The notes may be automatically called on December 28, 2026 if each reference stock closes at or above its 100% call value. In that case, investors receive $1,000 plus a call premium of at least $826.50 per note and the investment ends. If not called and all three stocks are above their initial values at maturity, investors receive $1,000 plus 2.50 times the gain of the least performing stock.
What downside protection and loss risk do these AMJB-linked notes provide?
The structure includes a 20.00% buffer on the least performing stock, so if each stock’s final value is at or above 80% of its initial level, investors receive at least their full principal at maturity. If any stock falls by more than 20%, holders lose 1% of principal for every 1% decline beyond the buffer, for a maximum loss of 80% of principal if the least performing stock goes to zero.
Do these JPMorgan structured notes pay interest or dividends?
No. The notes do not pay periodic interest, and investors do not receive dividends or voting rights on NVIDIA, Tesla or Meta shares. All potential return comes from the call premium if auto-called or the leveraged payoff at maturity, subject to performance and downside risk.
Why is the estimated value of the notes lower than the $1,000 price to public?
If priced on the date shown, the estimated value would be about $930.10 per $1,000 note and will not be less than $900.00 when finalized. The difference reflects selling commissions, projected hedging profits or losses, and the estimated cost of hedging, as well as the issuer’s internal funding rate. These costs are included in the initial price but reduce the model-based economic value.

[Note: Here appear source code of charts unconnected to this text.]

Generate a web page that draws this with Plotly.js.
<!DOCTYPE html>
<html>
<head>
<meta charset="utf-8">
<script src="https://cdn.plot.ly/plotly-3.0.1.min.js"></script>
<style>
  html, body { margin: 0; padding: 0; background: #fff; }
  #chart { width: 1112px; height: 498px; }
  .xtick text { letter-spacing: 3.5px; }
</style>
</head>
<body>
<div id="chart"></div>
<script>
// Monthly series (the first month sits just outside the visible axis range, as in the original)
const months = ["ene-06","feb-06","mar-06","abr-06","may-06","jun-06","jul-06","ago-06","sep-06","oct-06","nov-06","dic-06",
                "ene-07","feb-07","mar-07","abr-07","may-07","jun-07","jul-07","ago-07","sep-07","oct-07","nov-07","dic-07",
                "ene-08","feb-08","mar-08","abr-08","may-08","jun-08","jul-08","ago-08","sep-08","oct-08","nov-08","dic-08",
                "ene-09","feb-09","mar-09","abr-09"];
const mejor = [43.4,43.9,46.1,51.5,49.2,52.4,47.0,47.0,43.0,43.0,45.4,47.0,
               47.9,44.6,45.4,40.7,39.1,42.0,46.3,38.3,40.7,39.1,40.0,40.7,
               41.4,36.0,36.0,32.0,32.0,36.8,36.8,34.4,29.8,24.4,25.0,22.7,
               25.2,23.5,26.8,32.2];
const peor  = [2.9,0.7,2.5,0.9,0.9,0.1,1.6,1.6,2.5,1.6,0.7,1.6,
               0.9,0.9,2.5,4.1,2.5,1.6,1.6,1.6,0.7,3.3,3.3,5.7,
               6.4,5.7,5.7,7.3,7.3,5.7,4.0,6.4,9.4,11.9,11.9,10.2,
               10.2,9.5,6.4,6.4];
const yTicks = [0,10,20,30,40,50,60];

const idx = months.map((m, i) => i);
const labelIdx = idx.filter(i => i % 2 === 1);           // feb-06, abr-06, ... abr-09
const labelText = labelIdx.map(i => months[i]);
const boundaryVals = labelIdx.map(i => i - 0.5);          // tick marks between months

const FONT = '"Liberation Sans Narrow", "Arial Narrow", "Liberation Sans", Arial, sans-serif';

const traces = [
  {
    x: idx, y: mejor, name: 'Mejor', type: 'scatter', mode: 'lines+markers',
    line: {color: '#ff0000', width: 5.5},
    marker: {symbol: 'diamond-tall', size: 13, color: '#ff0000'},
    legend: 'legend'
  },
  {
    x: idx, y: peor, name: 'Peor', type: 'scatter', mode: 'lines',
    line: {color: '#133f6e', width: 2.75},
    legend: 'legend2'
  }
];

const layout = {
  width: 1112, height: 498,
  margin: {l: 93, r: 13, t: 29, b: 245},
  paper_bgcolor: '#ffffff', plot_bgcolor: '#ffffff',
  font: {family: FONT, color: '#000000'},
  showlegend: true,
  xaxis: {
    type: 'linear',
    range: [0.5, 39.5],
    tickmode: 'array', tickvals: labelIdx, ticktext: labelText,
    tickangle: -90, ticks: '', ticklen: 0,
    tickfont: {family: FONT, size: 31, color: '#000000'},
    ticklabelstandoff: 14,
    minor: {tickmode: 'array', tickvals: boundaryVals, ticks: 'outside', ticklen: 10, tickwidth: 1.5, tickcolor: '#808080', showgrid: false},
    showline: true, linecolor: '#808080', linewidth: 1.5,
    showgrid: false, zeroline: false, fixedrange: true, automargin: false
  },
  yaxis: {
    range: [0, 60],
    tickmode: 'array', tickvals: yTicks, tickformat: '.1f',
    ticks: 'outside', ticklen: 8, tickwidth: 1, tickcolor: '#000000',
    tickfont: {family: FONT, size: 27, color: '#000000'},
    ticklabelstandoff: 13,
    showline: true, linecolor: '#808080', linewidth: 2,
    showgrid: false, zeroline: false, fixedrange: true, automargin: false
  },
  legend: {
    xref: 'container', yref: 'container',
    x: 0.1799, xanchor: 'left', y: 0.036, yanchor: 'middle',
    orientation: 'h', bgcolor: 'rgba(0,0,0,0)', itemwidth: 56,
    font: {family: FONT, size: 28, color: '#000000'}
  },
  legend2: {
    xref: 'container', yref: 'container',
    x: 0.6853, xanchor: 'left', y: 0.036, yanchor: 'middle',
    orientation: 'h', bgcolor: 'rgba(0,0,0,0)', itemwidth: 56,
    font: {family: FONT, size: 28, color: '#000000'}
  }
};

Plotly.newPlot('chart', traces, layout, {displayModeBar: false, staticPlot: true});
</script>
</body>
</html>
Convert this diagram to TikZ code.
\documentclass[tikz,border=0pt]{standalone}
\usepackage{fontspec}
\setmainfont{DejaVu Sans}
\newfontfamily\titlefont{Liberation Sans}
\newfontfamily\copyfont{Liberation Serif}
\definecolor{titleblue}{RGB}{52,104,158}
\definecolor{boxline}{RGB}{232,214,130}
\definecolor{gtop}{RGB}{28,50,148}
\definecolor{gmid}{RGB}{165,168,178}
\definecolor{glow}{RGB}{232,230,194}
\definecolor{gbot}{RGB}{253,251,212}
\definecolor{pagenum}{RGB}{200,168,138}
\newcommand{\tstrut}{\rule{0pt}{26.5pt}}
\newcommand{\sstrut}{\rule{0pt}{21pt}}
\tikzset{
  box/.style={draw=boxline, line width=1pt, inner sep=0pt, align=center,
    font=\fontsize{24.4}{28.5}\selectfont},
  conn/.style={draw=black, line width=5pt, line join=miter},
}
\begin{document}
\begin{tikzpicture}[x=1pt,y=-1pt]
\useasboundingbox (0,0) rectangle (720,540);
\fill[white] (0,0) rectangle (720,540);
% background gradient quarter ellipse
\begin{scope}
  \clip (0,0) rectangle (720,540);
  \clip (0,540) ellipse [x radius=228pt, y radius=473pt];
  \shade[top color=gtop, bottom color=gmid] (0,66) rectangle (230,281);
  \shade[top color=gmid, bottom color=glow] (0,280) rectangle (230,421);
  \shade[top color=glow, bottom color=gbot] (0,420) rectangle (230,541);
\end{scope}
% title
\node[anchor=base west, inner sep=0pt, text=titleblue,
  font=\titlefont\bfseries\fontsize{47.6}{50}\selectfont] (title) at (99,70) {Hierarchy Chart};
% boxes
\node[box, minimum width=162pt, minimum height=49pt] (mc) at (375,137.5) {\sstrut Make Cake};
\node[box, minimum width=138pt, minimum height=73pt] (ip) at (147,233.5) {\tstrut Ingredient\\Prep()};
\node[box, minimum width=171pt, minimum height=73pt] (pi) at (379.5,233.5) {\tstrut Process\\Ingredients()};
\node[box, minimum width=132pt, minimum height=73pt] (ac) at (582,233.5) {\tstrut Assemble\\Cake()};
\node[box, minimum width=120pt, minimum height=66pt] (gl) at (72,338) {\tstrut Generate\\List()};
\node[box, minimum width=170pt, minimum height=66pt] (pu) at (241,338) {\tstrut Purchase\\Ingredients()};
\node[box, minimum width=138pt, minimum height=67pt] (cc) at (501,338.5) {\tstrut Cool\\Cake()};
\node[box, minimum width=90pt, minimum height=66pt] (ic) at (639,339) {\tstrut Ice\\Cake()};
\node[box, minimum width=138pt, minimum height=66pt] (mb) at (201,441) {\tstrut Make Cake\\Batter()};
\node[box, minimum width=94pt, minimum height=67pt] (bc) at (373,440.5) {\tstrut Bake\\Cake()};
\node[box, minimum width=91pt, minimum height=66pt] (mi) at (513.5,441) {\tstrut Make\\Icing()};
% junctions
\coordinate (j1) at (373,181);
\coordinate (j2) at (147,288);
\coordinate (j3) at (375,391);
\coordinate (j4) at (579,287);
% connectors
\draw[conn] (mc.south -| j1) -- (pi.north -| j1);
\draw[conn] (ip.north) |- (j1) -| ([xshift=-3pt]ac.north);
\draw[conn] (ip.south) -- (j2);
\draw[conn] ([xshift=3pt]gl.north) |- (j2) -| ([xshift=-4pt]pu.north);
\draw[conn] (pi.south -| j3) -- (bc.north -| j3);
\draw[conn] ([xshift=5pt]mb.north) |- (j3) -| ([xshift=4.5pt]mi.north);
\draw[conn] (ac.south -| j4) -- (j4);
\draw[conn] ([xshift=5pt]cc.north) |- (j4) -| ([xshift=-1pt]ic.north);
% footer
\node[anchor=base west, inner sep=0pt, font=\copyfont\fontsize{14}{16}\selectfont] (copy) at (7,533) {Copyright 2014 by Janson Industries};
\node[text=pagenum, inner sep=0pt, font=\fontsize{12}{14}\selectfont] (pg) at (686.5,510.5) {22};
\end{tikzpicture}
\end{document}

What key risks are highlighted for investors considering these JPMorgan Chase Financial notes?
Key risks include the potential to lose up to 80.00% of principal, credit risk of both JPMorgan Financial and JPMorgan Chase & Co., no interest or dividend payments, and limited liquidity since the notes are not exchange-listed. The payoff depends on the least performing stock, so poor performance of a single name can drive losses despite gains in the others.